The Shirakawa-go and neighboring Gokayama regions line the Shogawa River Valley in the remote mountains that span from Gifu to Toyama Prefectures. Declared a UNESCO world heritage site in 1995, they are famous for their traditional gassho-zukuri farmhouses, some of which are more than 250 years old.

The Gassho-style houses were built between the 17th century and the beginning of the 20th century.

The Historic Villages of Shirakawa-gō and Gokayama are one of Japan's UNESCO World Heritage Sites.

The Gasshō-zukuri style is characterized by a thatched and steeply slanting roof.  The gassho roof has a slope of about 60 degrees forming a nearly equilateral triangle. This steep pitch allows snow to slide off the roof easily.
The houses are large, with three to four storeys encompassed between the low eaves, and historically intended to house large extended families and a highly efficient space for a variety of industries.

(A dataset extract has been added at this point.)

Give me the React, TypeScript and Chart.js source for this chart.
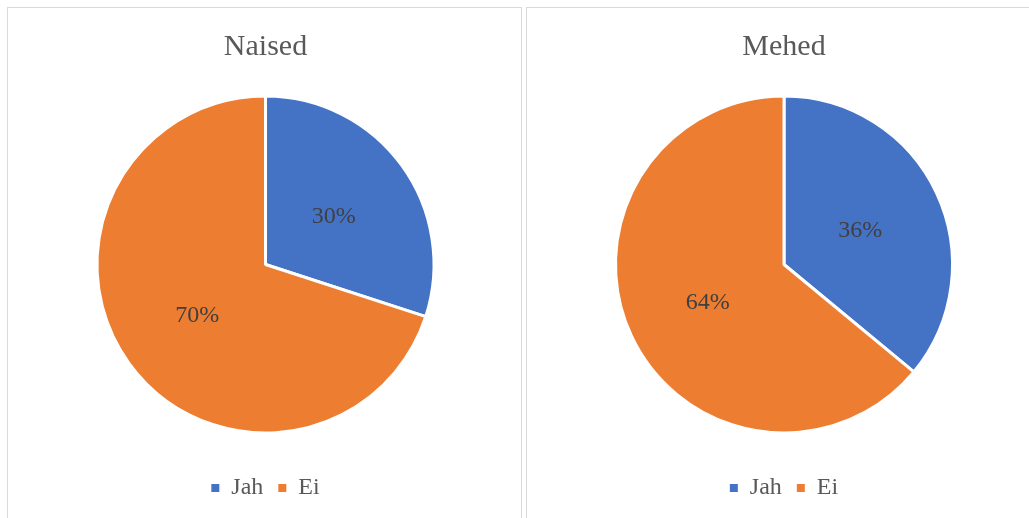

The roofs, made without nails, provided a large attic space used for cultivating silkworms.

Located in a mountainous region that was cut off from the rest of the world for a long period of time, these villages with their Gassho-style houses subsisted on the cultivation of mulberry trees and the rearing of silkworms up in the attic where the heat from the first floor, filled with people and activity, rises up.

These aren't typical Japanese farmhouses, but colossal 3 to 5-storey buildings with gigantic cedar pillars and beams held together with only hand-woven ropes, and covered with the signature 3-feet thick thatched roof. This style of architecture is known as Gassho-zukuri (literally "Praying-hands Construction"), as the steepness of the roof is said to resemble the pressing-together of the hands during a buddhist prayer.